WHAT IS REQUIRED ::
Copy exactly the lines from the start of the material through the line with "(pro) at (163,480)". Pictures stay out of the copy.

>> start

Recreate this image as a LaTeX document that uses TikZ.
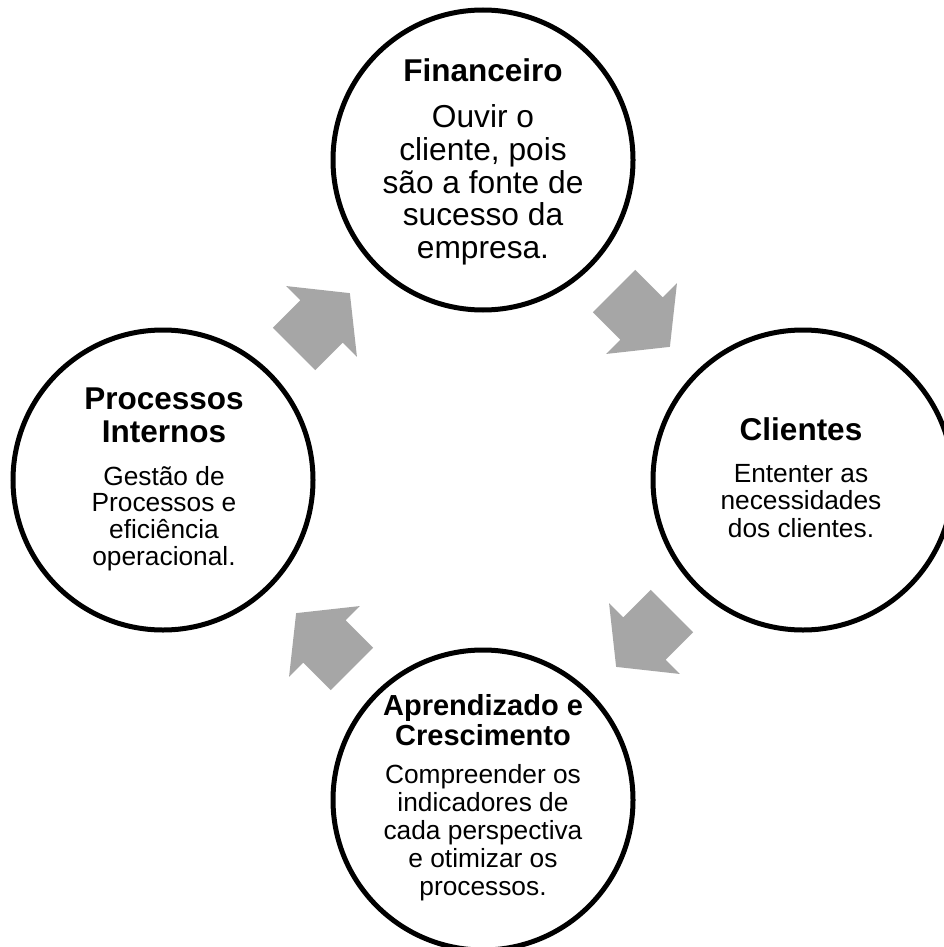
\documentclass[tikz,border=0pt]{standalone}
\usepackage{fontspec}
\setmainfont{Liberation Sans}
\usetikzlibrary{calc}
\definecolor{arrowgray}{RGB}{166,166,166}
\begin{document}
\begin{tikzpicture}[x=1pt,y=-1pt,
  ring/.style={circle, draw=black, line width=5pt, fill=white,
    minimum size=300pt, inner sep=0pt},
  ttlA/.style={font=\fontsize{31.5}{33}\selectfont\bfseries, inner sep=0pt, anchor=base},
  ttlB/.style={font=\fontsize{29}{30}\selectfont\bfseries, inner sep=0pt, anchor=base},
  bodyA/.style={font=\fontsize{31.7}{32.5}\selectfont, inner sep=0pt, anchor=base},
  bodyB/.style={font=\fontsize{26.3}{28}\selectfont, inner sep=0pt, anchor=base},
  blockarrow/.pic={
    \fill[arrowgray] (-41,-30) -- (-2,-30) -- (-2,-50) -- (38,0)
      -- (-2,50) -- (-2,30) -- (-41,30) -- cycle;
  }
]
% page
\fill[white] (0,0) rectangle (944,947);
\useasboundingbox (0,0) rectangle (944,947);

% the four perspectives
\node[ring] (fin) at (483,160) {};
\node[ring] (cli) at (803,480) {};
\node[ring] (apr) at (483,800) {};
\node[ring] (pro) at (163,480) {};

% Financeiro
\node[ttlA]  (fin-t)  at (483,82)    {Financeiro};
\node[bodyA] (fin-1)  at (483,128)   {Ouvir o};
\node[bodyA] (fin-2)  at (483,160.5) {cliente, pois};
\node[bodyA] (fin-3)  at (483,193)   {são a fonte de};
\node[bodyA] (fin-4)  at (483,225.5) {sucesso da};
\node[bodyA] (fin-5)  at (483,258)   {empresa.};

% Clientes
\node[ttlA]  (cli-t)  at (801,440)   {Clientes};
\node[bodyB] (cli-1)  at (801,482)   {Ententer as};
\node[bodyB] (cli-2)  at (801,509.5) {necessidades};
\node[bodyB] (cli-3)  at (801,537)   {dos clientes.};

% Aprendizado e Crescimento
\node[ttlB]  (apr-t1) at (483,715)   {Aprendizado e};
\node[ttlB]  (apr-t2) at (483,745)   {Crescimento};
\node[bodyB] (apr-1)  at (483,783.3) {Compreender os};
\node[bodyB] (apr-2)  at (483,811.3) {indicadores de};
\node[bodyB] (apr-3)  at (483,839.3) {cada perspectiva};
\node[bodyB] (apr-4)  at (483,867.3) {e otimizar os};
\node[bodyB] (apr-5)  at (483,895)   {processos.};

% Processos Internos
\node[ttlA]  (pro-t1) at (164,409.3) {Processos};
\node[ttlA]  (pro-t2) at (164,442.7) {Internos};
\node[bodyB] (pro-1)  at (164,485)   {Gestão de};
\node[bodyB] (pro-2)  at (164,511.7) {Processos e};
\node[bodyB] (pro-3)  at (164,538.3) {eficiência};
\node[bodyB] (pro-4)  at (164,565)   {operacional.};

% clockwise cycle arrows, halfway between neighbouring circles
\coordinate (a1) at ($(fin)!0.5!(cli)$);
\coordinate (a2) at ($(cli)!0.5!(apr)$);
\coordinate (a3) at ($(apr)!0.5!(pro)$);
\coordinate (a4) at ($(pro)!0.5!(fin)$);
\pic[rotate=-45]  at (a1) {blockarrow};
\pic[rotate=-135] at (a2) {blockarrow};
\pic[rotate=135]  at (a3) {blockarrow};
\pic[rotate=45]   at (a4) {blockarrow};
\end{tikzpicture}
\end{document}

>> end

FULL ANSWER ::
Recreate this image as a LaTeX document that uses TikZ.
\documentclass[tikz,border=0pt]{standalone}
\usepackage{fontspec}
\setmainfont{Liberation Sans}
\usetikzlibrary{calc}
\definecolor{arrowgray}{RGB}{166,166,166}
\begin{document}
\begin{tikzpicture}[x=1pt,y=-1pt,
  ring/.style={circle, draw=black, line width=5pt, fill=white,
    minimum size=300pt, inner sep=0pt},
  ttlA/.style={font=\fontsize{31.5}{33}\selectfont\bfseries, inner sep=0pt, anchor=base},
  ttlB/.style={font=\fontsize{29}{30}\selectfont\bfseries, inner sep=0pt, anchor=base},
  bodyA/.style={font=\fontsize{31.7}{32.5}\selectfont, inner sep=0pt, anchor=base},
  bodyB/.style={font=\fontsize{26.3}{28}\selectfont, inner sep=0pt, anchor=base},
  blockarrow/.pic={
    \fill[arrowgray] (-41,-30) -- (-2,-30) -- (-2,-50) -- (38,0)
      -- (-2,50) -- (-2,30) -- (-41,30) -- cycle;
  }
]
% page
\fill[white] (0,0) rectangle (944,947);
\useasboundingbox (0,0) rectangle (944,947);

% the four perspectives
\node[ring] (fin) at (483,160) {};
\node[ring] (cli) at (803,480) {};
\node[ring] (apr) at (483,800) {};
\node[ring] (pro) at (163,480) {};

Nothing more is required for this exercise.